The claim of carbon neutrality is being achieved through the purchase of carbon credits, though the announcement doesn’t specify which carbon credits scheme the company will be using. The specifics of that do matter, as some carbon credits have been exposed as fraudulent, misleading or harmful in other ways.
In addition to the carbon neutral claims and a lot of carbon-producing AI features, the Acer Aspire Vero 16 AI PC has R and E keys that are backwards to remind customers about their commitment to sustainability.
Laptops aplenty, for work and play
Also announced at CES are refreshed Acer Aspire Go Laptops, with a focus on being cheap and accessible on a budget. They all have entry-level processors (Intel Core i3 or AMD Ryzen 7000 Series), 10 hours of battery life, and up to 16GBs of RAM. They’re designed to appeal to young students, people on a budget, and those who don’t want to do more than email.
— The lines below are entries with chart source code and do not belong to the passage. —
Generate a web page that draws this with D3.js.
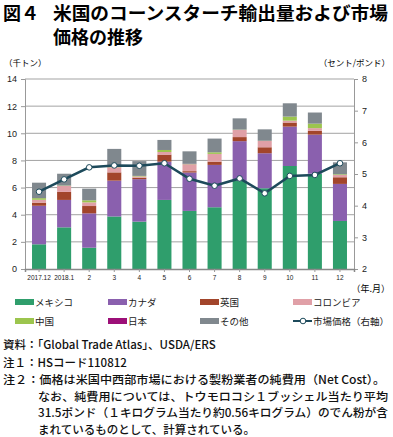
<html lang="ja">
<head>
<meta charset="UTF-8">
<script src="https://d3js.org/d3.v7.min.js"></script>
<style>
    body { margin: 0; background: #fff; }
    svg { font-family: "Noto Sans CJK JP", sans-serif; }
</style>
</head>
<body>
<script>
    const labels = ["2017.12", "2018.1", "2", "3", "4", "5", "6", "7", "8", "9", "10", "11", "12"];
    const mexico   = [1.82, 3.07, 1.57, 3.87, 3.49, 5.09, 4.28, 4.55, 6.50, 5.95, 7.59, 7.02, 3.54];
    const canada   = [2.84, 2.02, 2.53, 2.64, 3.13, 2.82, 2.83, 3.12, 2.92, 2.58, 2.90, 2.88, 2.73];
    const uk       = [0.23, 0.59, 0.54, 0.61, 0.10, 0.52, 0.10, 0.24, 0.30, 0.44, 0.30, 0.28, 0.49];
    const colombia = [0.21, 0.44, 0.27, 0.38, 0.10, 0.19, 0.50, 0.57, 0.53, 0.46, 0.14, 0.20, 0.17];
    const china    = [0.12, 0.03, 0.15, 0.10, 0.04, 0.15, 0.02, 0.12, 0.02, 0.02, 0.30, 0.33, 0.05];
    const japan    = [0, 0, 0, 0, 0, 0, 0.02, 0, 0, 0, 0, 0, 0];
    const other    = [1.14, 0.87, 0.86, 1.25, 1.09, 0.74, 0.92, 1.01, 0.83, 0.84, 0.98, 0.82, 0.88];
    const price    = [4.44, 4.83, 5.21, 5.27, 5.26, 5.34, 4.85, 4.63, 4.86, 4.39, 4.94, 4.97, 5.34];
    const leftTicks = [0, 2, 4, 6, 8, 10, 12, 14];
    const rightTicks = [2, 3, 4, 5, 6, 7, 8];

    const seriesNames = ["メキシコ", "カナダ", "英国", "コロンビア", "中国", "日本", "その他"];
    const seriesData = [mexico, canada, uk, colombia, china, japan, other];
    const colors = ["#2f9e6c", "#8a60ae", "#a2452b", "#e0a0a7", "#9cc54e", "#9c0f78", "#80888e"];

    const w = 393, h = 437;
    const plotLeft = 25, plotRight = 354, plotTop = 79, plotBottom = 269;

    const rows = labels.map((l, i) => {
        const r = { label: l };
        seriesNames.forEach((n, k) => r[n] = seriesData[k][i]);
        return r;
    });
    const stacked = d3.stack().keys(seriesNames)(rows);

    const xScale = d3.scaleBand().domain(labels).range([plotLeft, plotRight]).paddingInner(0.44).paddingOuter(0.28);
    const yScale = d3.scaleLinear().domain([0, 14]).range([plotBottom, plotTop]);
    const y2Scale = d3.scaleLinear().domain([2, 8]).range([plotBottom, plotTop]);

    const svg = d3.select("body").append("svg").attr("width", w).attr("height", h);

    // title
    svg.append("text").attr("x", 3).attr("y", 20).style("font-size", "18px").style("font-weight", "bold")
        .text("図４");
    svg.append("text").attr("x", 53).attr("y", 20).style("font-size", "18px").style("font-weight", "bold")
        .attr("textLength", 335).attr("lengthAdjust", "spacingAndGlyphs").text("米国のコーンスターチ輸出量および市場");
    svg.append("text").attr("x", 53).attr("y", 44).style("font-size", "18px").style("font-weight", "bold")
        .text("価格の推移");

    svg.append("text").attr("x", 4).attr("y", 66).style("font-size", "8.5px").text("（千トン）");
    svg.append("text").attr("x", 390).attr("y", 66).attr("text-anchor", "end").style("font-size", "8.5px").text("（セント/ポンド）");

    // gridlines
    svg.append("g").selectAll("line").data(leftTicks.slice(1)).enter().append("line")
        .attr("x1", plotLeft).attr("x2", plotRight)
        .attr("y1", d => yScale(d)).attr("y2", d => yScale(d))
        .attr("stroke", "#a3a3a3").attr("stroke-width", 1);

    const yAxis = d3.axisLeft(yScale).tickValues(leftTicks).tickSize(4).tickPadding(4);
    const gy = svg.append("g").attr("transform", "translate(" + plotLeft + ",0)").call(yAxis);
    gy.select(".domain").attr("stroke", "#999");
    gy.selectAll(".tick line").attr("stroke", "#999");
    gy.selectAll("text").style("font-size", "9px").style("font-family", "Arial, 'Liberation Sans', sans-serif").attr("fill", "#222");

    const y2Axis = d3.axisRight(y2Scale).tickValues(rightTicks).tickFormat(d3.format("d")).tickSize(4).tickPadding(4);
    const gy2 = svg.append("g").attr("transform", "translate(" + plotRight + ",0)").call(y2Axis);
    gy2.select(".domain").attr("stroke", "#999");
    gy2.selectAll(".tick line").attr("stroke", "#999");
    gy2.selectAll("text").style("font-size", "9px").style("font-family", "Arial, 'Liberation Sans', sans-serif").attr("fill", "#222");

    // bars
    svg.append("g").selectAll("g").data(stacked).enter().append("g")
        .attr("fill", (d, i) => colors[i])
        .selectAll("rect").data(d => d).enter().append("rect")
        .attr("x", d => xScale(d.data.label))
        .attr("width", xScale.bandwidth())
        .attr("y", d => yScale(d[1]))
        .attr("height", d => yScale(d[0]) - yScale(d[1]));

    const xAxis = d3.axisBottom(xScale).tickSize(3).tickPadding(3);
    const gx = svg.append("g").attr("transform", "translate(0," + plotBottom + ")").call(xAxis);
    gx.select(".domain").attr("stroke", "#888").attr("stroke-width", 1.5);
    gx.selectAll(".tick line").attr("stroke", "#999");
    gx.selectAll("text").style("font-size", "6.5px").style("font-family", "Arial, 'Liberation Sans', sans-serif").attr("fill", "#222");

    // price line
    const line = d3.line().x((d, i) => xScale(labels[i]) + xScale.bandwidth() / 2).y(d => y2Scale(d));
    svg.append("path").datum(price).attr("d", line).attr("fill", "none")
        .attr("stroke", "#1d4a5b").attr("stroke-width", 2.5);
    svg.append("g").selectAll("circle").data(price).enter().append("circle")
        .attr("cx", (d, i) => xScale(labels[i]) + xScale.bandwidth() / 2)
        .attr("cy", d => y2Scale(d)).attr("r", 2.8)
        .attr("fill", "#fff").attr("stroke", "#1d4a5b").attr("stroke-width", 1);

    svg.append("text").attr("x", 390).attr("y", 292).attr("text-anchor", "end").style("font-size", "9px").text("（年.月）");

    // legend
    const legendItems = seriesNames.concat(["市場価格（右軸）"]);
    const legend = svg.append("g").selectAll("g").data(legendItems).enter().append("g")
        .attr("transform", (d, i) => "translate(" + [15, 108, 200, 293][i % 4] + "," + (i < 4 ? 302 : 321) + ")");
    legend.filter((d, i) => i < 7).append("rect")
        .attr("x", 0).attr("y", -3).attr("width", 19).attr("height", 6)
        .attr("fill", (d, i) => colors[i]);
    const lastItem = legend.filter((d, i) => i === 7);
    lastItem.append("line").attr("x1", 0).attr("x2", 19).attr("y1", 0).attr("y2", 0)
        .attr("stroke", "#1d4a5b").attr("stroke-width", 2);
    lastItem.append("circle").attr("cx", 10).attr("cy", 0).attr("r", 2.8)
        .attr("fill", "#fff").attr("stroke", "#1d4a5b").attr("stroke-width", 1);
    legend.append("text").attr("x", 20).attr("y", 3.5).style("font-size", "9.5px").attr("fill", "#222")
        .text(d => d);

    // notes
    const notes = [
        [3, 349, "資料：「Global Trade Atlas」、USDA/ERS", 0],
        [3, 367, "注１：HSコード110812", 0],
        [3, 384, "注２：価格は米国中西部市場における製粉業者の純費用（Net Cost）。", 382],
        [38, 401, "なお、純費用については、トウモロコシ１ブッシェル当たり平均", 350],
        [38, 417, "31.5ポンド（１キログラム当たり約0.56キログラム）のでん粉が含", 350],
        [38, 434, "まれているものとして、計算されている。", 0]
    ];
    const noteText = svg.append("g").selectAll("text").data(notes).enter().append("text")
        .attr("x", d => d[0]).attr("y", d => d[1])
        .style("font-size", "11.5px").style("font-weight", "500").attr("fill", "#111")
        .text(d => d[2]);
    noteText.filter(d => d[3] > 0)
        .attr("textLength", d => d[3]).attr("lengthAdjust", "spacingAndGlyphs");
</script>
</body>
</html>
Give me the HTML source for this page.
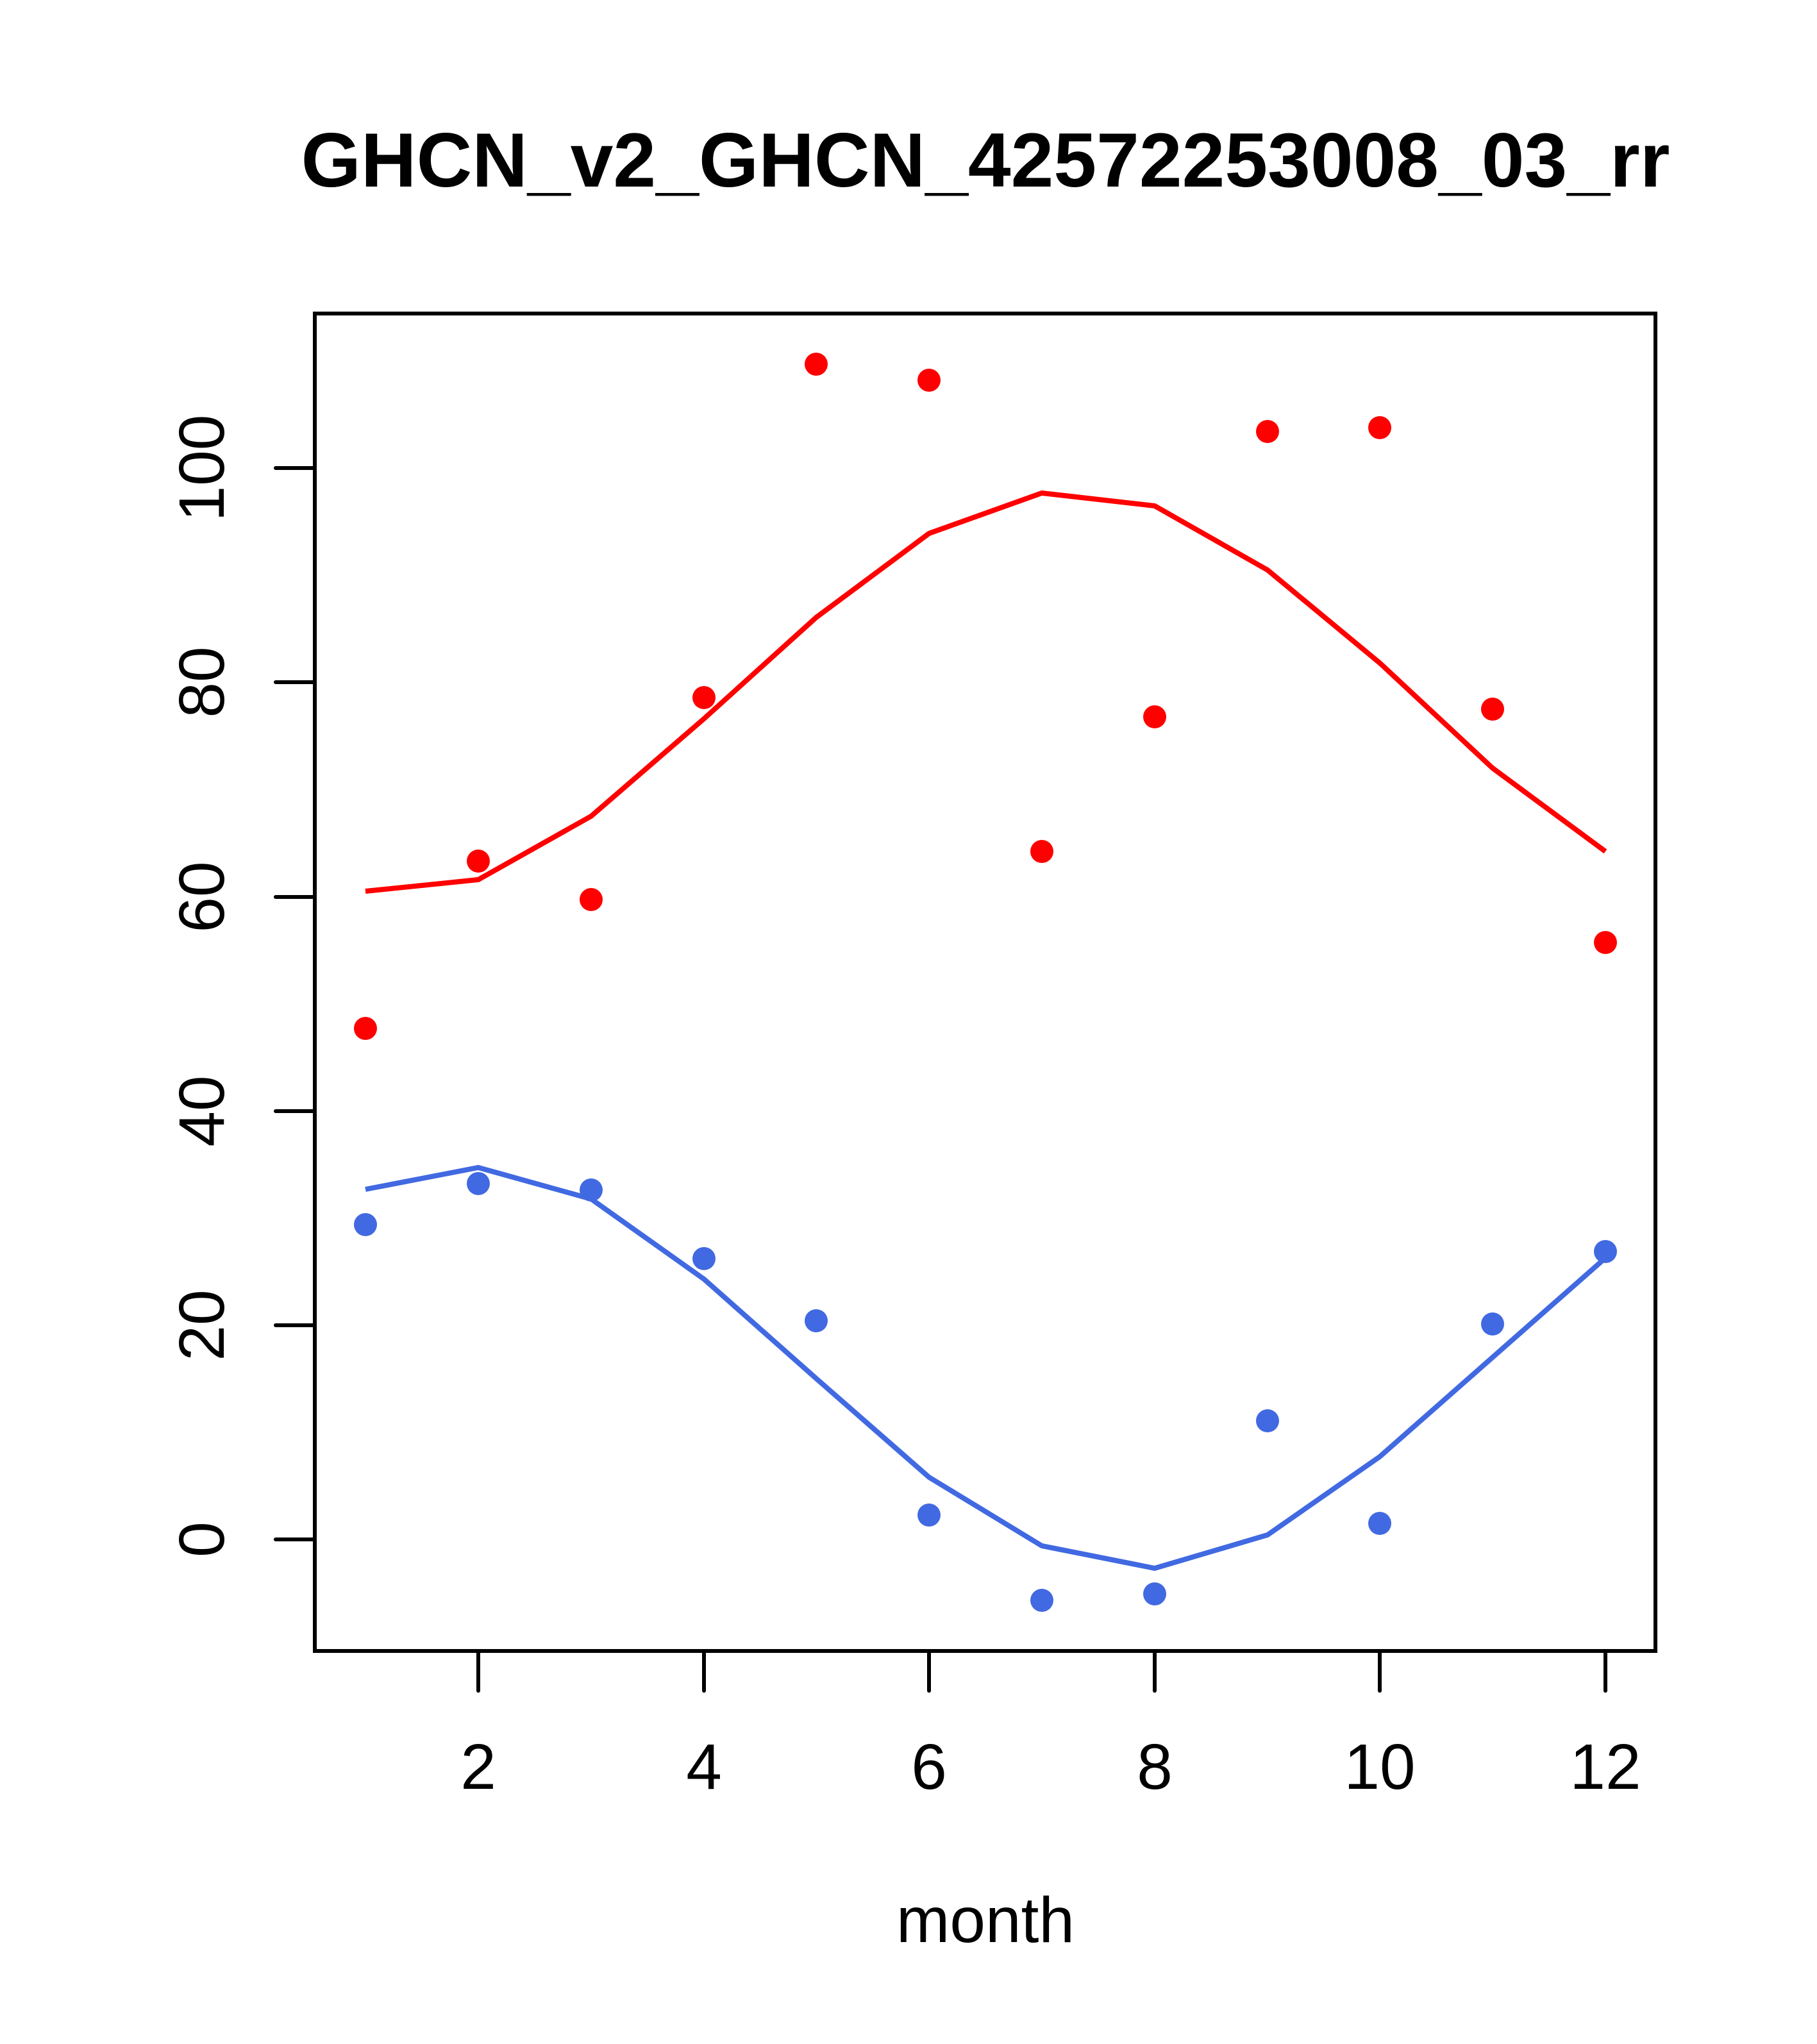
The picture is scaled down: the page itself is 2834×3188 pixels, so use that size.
<!DOCTYPE html>
<html><head><meta charset="utf-8"><style>html,body{margin:0;padding:0;background:#fff}svg{display:block}</style></head>
<body>
<svg width="2834" height="3188" xmlns="http://www.w3.org/2000/svg" font-family="Liberation Sans, Arial, sans-serif">
<rect width="2834" height="3188" fill="#fff"/>
<text x="1537" y="291" font-size="120" font-weight="bold" text-anchor="middle">GHCN_v2_GHCN_42572253008_03_rr</text>
<rect x="491" y="489" width="2091" height="2086" fill="none" stroke="#000" stroke-width="6"/>
<g stroke="#000" stroke-width="6" stroke-linecap="round">
<line x1="746" y1="2575" x2="746" y2="2637"/><line x1="1098" y1="2575" x2="1098" y2="2637"/><line x1="1449" y1="2575" x2="1449" y2="2637"/><line x1="1801" y1="2575" x2="1801" y2="2637"/><line x1="2152" y1="2575" x2="2152" y2="2637"/><line x1="2504" y1="2575" x2="2504" y2="2637"/>
<line x1="491" y1="2401" x2="430" y2="2401"/><line x1="491" y1="2067" x2="430" y2="2067"/><line x1="491" y1="1733" x2="430" y2="1733"/><line x1="491" y1="1399" x2="430" y2="1399"/><line x1="491" y1="1064" x2="430" y2="1064"/><line x1="491" y1="730" x2="430" y2="730"/>
</g>
<g font-size="100" text-anchor="middle">
<text x="746" y="2790">2</text><text x="1098" y="2790">4</text><text x="1449" y="2790">6</text><text x="1801" y="2790">8</text><text x="2152" y="2790">10</text><text x="2504" y="2790">12</text>
<text transform="translate(349,2401) rotate(-90)">0</text>
<text transform="translate(349,2067) rotate(-90)">20</text>
<text transform="translate(349,1733) rotate(-90)">40</text>
<text transform="translate(349,1399) rotate(-90)">60</text>
<text transform="translate(349,1064) rotate(-90)">80</text>
<text transform="translate(349,730) rotate(-90)">100</text>
<text x="1537" y="3029">month</text>
</g>
<polyline fill="none" stroke="#ff0000" stroke-width="8" points="570,1390 746,1372 922,1273 1098,1121 1273,963 1449,832 1625,769 1801,789 1977,889 2152,1034 2328,1198 2504,1328"/>
<polyline fill="none" stroke="#4169E1" stroke-width="8" points="570,1855 746,1821 922,1870 1098,1995 1273,2150 1449,2304 1625,2411 1801,2446 1977,2394 2152,2272 2328,2117 2504,1962"/>
<g fill="#ff0000">
<circle cx="570" cy="1604" r="18"/><circle cx="746" cy="1343" r="18"/><circle cx="922" cy="1403" r="18"/><circle cx="1098" cy="1088" r="18"/><circle cx="1273" cy="568" r="18"/><circle cx="1449" cy="593" r="18"/><circle cx="1625" cy="1328" r="18"/><circle cx="1801" cy="1118" r="18"/><circle cx="1977" cy="673" r="18"/><circle cx="2152" cy="667" r="18"/><circle cx="2328" cy="1106" r="18"/><circle cx="2504" cy="1470" r="18"/>
</g>
<g fill="#4169E1">
<circle cx="570" cy="1910" r="18"/><circle cx="746" cy="1846" r="18"/><circle cx="922" cy="1856" r="18"/><circle cx="1098" cy="1963" r="18"/><circle cx="1273" cy="2060" r="18"/><circle cx="1449" cy="2363" r="18"/><circle cx="1625" cy="2496" r="18"/><circle cx="1801" cy="2486" r="18"/><circle cx="1977" cy="2216" r="18"/><circle cx="2152" cy="2376" r="18"/><circle cx="2328" cy="2065" r="18"/><circle cx="2504" cy="1952" r="18"/>
</g>
</svg>
</body></html>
Gamers weren’t forgotten, with new Curved OLED and Mini LED. In Mini LED, this range goes up to the stunning 57-inch Predator Z57, with a DUHD (2680×2160) resolution monity with a 120Hz refresh rate, and the ultra-wide 34-inch Predator X34 V3 with a UWQHD 180Hz refresh rate. For OLED fans, there’s the 39-inch Predator X39 and 34-inch Predator X34, both with UWQHD resolution, 240Hz refresh rate, and 0.01ms pixel response time.
Remember 3D? Acer does. The company has a new 3D laptop called Aspire 3D 15 SpatialLabs Edition, showing stereoscopic 3D on a 15.6-inch UHD display. To support 3D experiences, there is a lot of AI software built-in to create “new” 3D content using an AI trained on unspecified work. It’ll have an Intel Core i7-13620H processor and up to an Nvidia GeForce RTXTM 4050 Laptop GPU.
For those on desktop PCs, there’s a 27-inch Predator Spatial Labs View 27 gaming monitor, to display 3D games, world and other content.
Acer also announced new Swift Go AI PCs with more powerful CPUs and GPUs, new Nitro 17 gaming laptops with the latest Intel Core processors and Nvidia GeForce RTX 40 Series laptop GPUs, and Predator Helios gaming laptops with Intel Core processors and Nvidia GeForce RTX 40 Series laptop GPUs.